(please read prayer request on below post.)
Dr. Mind and I have been going easy of late. I can't handle much more. We were doing something very intense stuff during my sobbing period but haven't gone near that again, I assume to avoid getting me focused on painful things before I'm stable.
Tomorrow we're going to talk about something we have but not in enough detail. That's because I am just now realizing (his favorite term) that I have a bigger issue than I understood. Dr. Mind has said for years that I have OCD traits. I am not diagnosed with OCD, but I do have traits of it. Mostly it is in how I worry or obsess about things that generally are not important. During these last months the Neurontin triggered a lot of crazy thinking for me. Mostly it made me anxious to the point of paranoia. Dr. Brain and I tried to reconstruct what it did because it was awful yet putting it as an allergy is not good since it seems likely I could get akasthesia again. I didn't remember well enough, but the good old blog produced a list that defined it pretty well. Anyway, with that anxiety I had several things going on, but it was the first time I was aware of actual obsessiveness. I am fighting this right now still; when I put water into a cup with ice I can use 4 and only 4 ice cubes. When I stayed at my mom's and had to use her ice which is made by an auto thing and 4 cubes isn't much I STILL had to use 4. Now I can do 3 or 5, but it bugs me. A lot.

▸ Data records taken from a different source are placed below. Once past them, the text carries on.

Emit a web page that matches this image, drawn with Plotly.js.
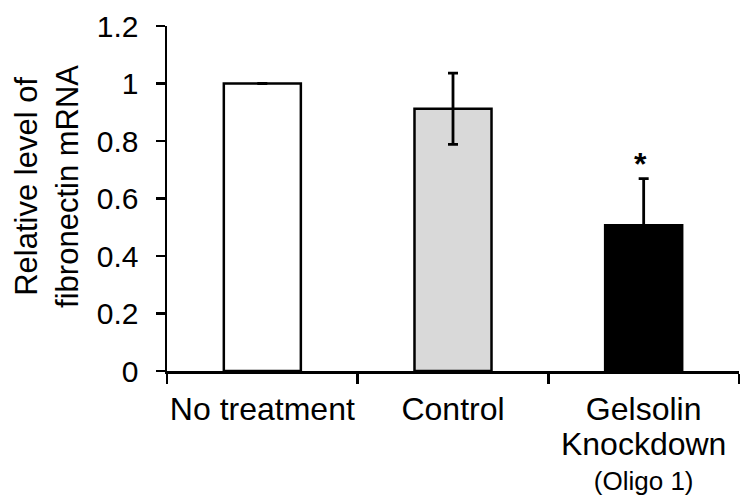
<!DOCTYPE html>
<html>
<head>
<meta charset="utf-8">
<script src="https://cdn.plot.ly/plotly-3.0.1.min.js"></script>
<style>html,body{margin:0;padding:0;background:#fff;}#chart{width:741px;height:503px;}</style>
</head>
<body>
<div id="chart"></div>
<script>
const categories = ["No treatment", "Control", "Gelsolin Knockdown (Oligo 1)"];
const tickLabels = [
  "<span style='font-size:32px'>No treatment</span>",
  "<span style='font-size:32px'>Control</span>",
  "<span style='font-size:32px'>Gelsolin</span><br><span style='font-size:32px'>Knockdown</span><br><span style='font-size:26px'>(Oligo 1)</span>"
];
const values = [1.0, 0.912, 0.507];
const errors = [0, 0.124, 0.162];
const barColors = ["#ffffff", "#d9d9d9", "#000000"];
const yTickVals = [0, 0.2, 0.4, 0.6, 0.8, 1.0, 1.2];
const yTickText = ["0", "0.2", "0.4", "0.6", "0.8", "1", "1.2"];
const yTitle = "Relative level of<br>fibronectin mRNA";
const sigMark = "*";

const font = "Liberation Sans, Arial, sans-serif";

const trace = {
  type: "bar",
  x: categories,
  y: values,
  marker: {color: barColors, line: {color: "#000", width: 2.5}},
  error_y: {type: "data", array: errors.map(e => e > 0 ? e : null), visible: true, color: "#000", thickness: 2.8, width: 5},
  hoverinfo: "none"
};

const layout = {
  width: 741, height: 503,
  margin: {l: 166.5, r: 2, t: 26, b: 132.3},
  paper_bgcolor: "#fff", plot_bgcolor: "#fff",
  showlegend: false,
  bargap: 0.596,
  font: {family: font, color: "#000", size: 30},
  xaxis: {
    type: "category",
    tickvals: categories, ticktext: tickLabels,
    showline: true, linecolor: "#000", linewidth: 2.5,
    ticks: "outside", ticklen: 10, tickwidth: 2.5, tickcolor: "#000",
    tickson: "boundaries", tickangle: 0, automargin: false,
    ticklabelstandoff: 14,
    tickfont: {size: 27, family: font, color: "#000"},
    showgrid: false, zeroline: false, fixedrange: true
  },
  yaxis: {
    range: [0, 1.2],
    tickvals: yTickVals, ticktext: yTickText,
    showline: true, linecolor: "#000", linewidth: 2.5,
    ticks: "outside", ticklen: 9, tickwidth: 2.5, tickcolor: "#000",
    ticklabelstandoff: 11, automargin: false,
    tickfont: {size: 30, family: font, color: "#000"},
    showgrid: false, zeroline: false, fixedrange: true
  },
  annotations: [
    {
      text: yTitle, textangle: -90, xref: "paper", yref: "paper",
      x: -0.2096, y: 0.534, xanchor: "center", yanchor: "middle",
      showarrow: false, font: {size: 31, family: font, color: "#000"}
    },
    {
      text: "<b>" + sigMark + "</b>", xref: "x", yref: "y",
      x: categories[2], y: values[2] + errors[2], yanchor: "bottom", xanchor: "center",
      xshift: -3, yshift: -5,
      showarrow: false, font: {size: 32, family: font, color: "#000"}
    }
  ]
};

Plotly.newPlot("chart", [trace], layout, {staticPlot: true, displayModeBar: false});
</script>
</body>
</html>
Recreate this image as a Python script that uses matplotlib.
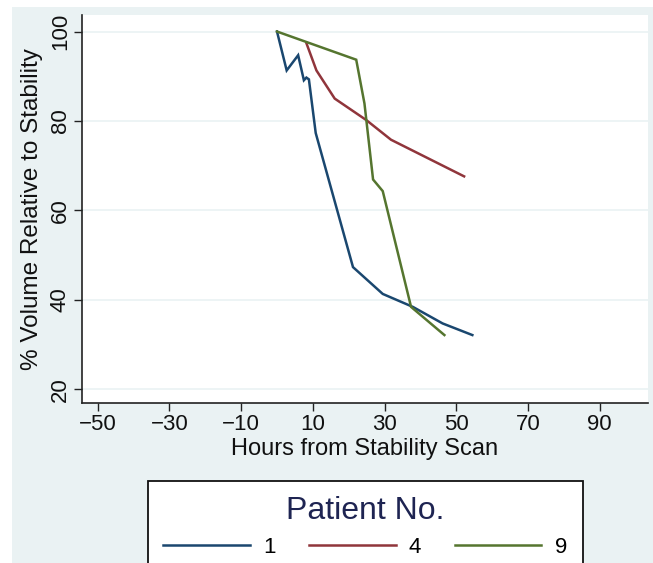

As I said earlier I am tyring to increase the sensory input in my world a bit to prepare for back to work. Since I don't have TV that means movies. Yet I find myself realizing "hmmm". I have certain movies that are the only ones I watch. I have certain sitcoms that are the only ones I watch. I avoid music in general but I do have some music that doesn't bug me. It's not the music styles, it's music that I know and can anticipate my way through. I have issues with music I don't know well enough to do that "sticking in my head" but for like 2-3 weeks of repeating one phrase in my head over and over and over. I don't do things I thought were required for OCD like checking locks, although I guess I really do as I will check paperwork, mine and assistants', repeatedly. One thing wrong when I'm cosigning stymies me. I know that while I do not create patterns (although I bet without bipolar I would) patterns that aren't right annoy me. The pattern on the semi-Oriental style rug in Dr. Mind's office drives me crazy. It also drives me crazy when the fringer gets caught under his desk chair and isn't in place. I'm struggling right now because the agency just bought new furniture and rearranged the waiting rooms. They put a couch where "my chair" used to sit. I tried the couch but then people touch me. So, no couch. The funny thing is that they moved a chair from the other waiting room that used to be "my chair" over there yet I've been forcing myself to sit there. I guess that 5.5 years of not changing wasn't good. I did that in college too; I actually would get to all classes early to ensure that I sat on the left hand of the room, first chair in the 2nd row. I'd forgotten that. Oh, and the um, 40some hats I made while sick.......that was to stop thinking.
All of this is making sense. I took one of those "might I have" tests and flunked it almost as severely as i did the anxiety test for my sleep study (aka badly). This changes nothing. Except I am anxious (ha) to know how much of Dr. Mind knows already. I keep telling him after my birthday and the stressful season ends that it is time for anxiety review time. We may be starting sooner than I thought.
Again, it changes nothing. I doubt it will be a formal diagnosis, partly because some of the others kind of cover it and because it's not really treatable via meds because of interactions. But it will maybe make anxiety reduction part ten million to have some different focus.